The evaluation of hydrocarbon in-place volumes in any reservoir depends principally on structural uncertainty, fluid contact as well as rock and fluid properties distribution. This paper focuses on integrated approaches used to estimate hydrocarbon in-place volumes in a reservoir with very limited well spread. This study highlights the importance of carrying out further studies on our brown fields to re-evaluate the earlier estimated hydro-carbon Inplace volumes and its ultimate recovery by integrating historical information (performance data etc) and emerging development plan. About five wells have been drilled in the field and their penetrations are restricted to the eastern flank of the reservoirs. Well test data exist in some of the reservoirs and continuous BHP data were also taken in most of the producing reservoirs. The Mangu field reservoir ‘A’ has over 10 years of production (with limited well spread and few producers).

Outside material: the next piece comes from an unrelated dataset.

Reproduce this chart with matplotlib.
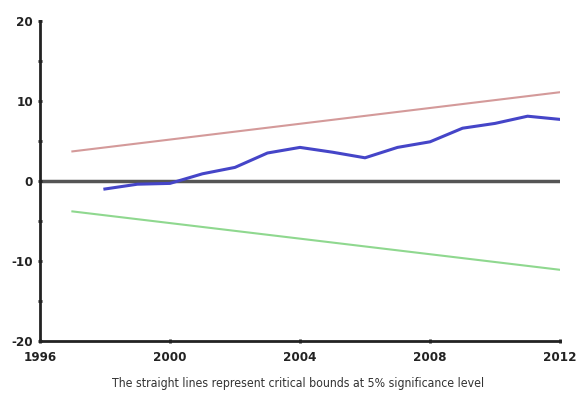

It has produced more than the initially estimated ultimate recovery, over 85% of its initially estimated in-place volumes. Hence the integrated technical team decided to to re-evaluate the in-place using performance-based information and re-evaluation of the expected ultimate recovery (Buckley Leverett Approach). The determination of hydrocarbon in-place volumes in Mangu field was also premised on the re-estimation and prediction of rock and fluid properties variation away from area of well penetrations. In order to determine the average reservoir properties and their associated uncertainties as well as their use for in-place volumes estimation, multidisciplinary approaches have been applied and they include (a) evaluation of well by well logs & rock properties (b) generation of reservoir property maps (c) analysis of pressure and performance data and (d) Static/Dynamic modelling and (e) Determination of Recovery Factors using Buckley Leverett approach and use of Decline Curve Analysis. The result of this study highlights the significance and impact of limited well data spread and its associated uncertainties on reservoir in-place volumes estimation and ultimate recovery determination. An integrated approach has helped to significantly reduce the uncertainties associated with in-place volumes estimation in the Mangu field thereby leading to a commercially viable and timely Field Development Plan.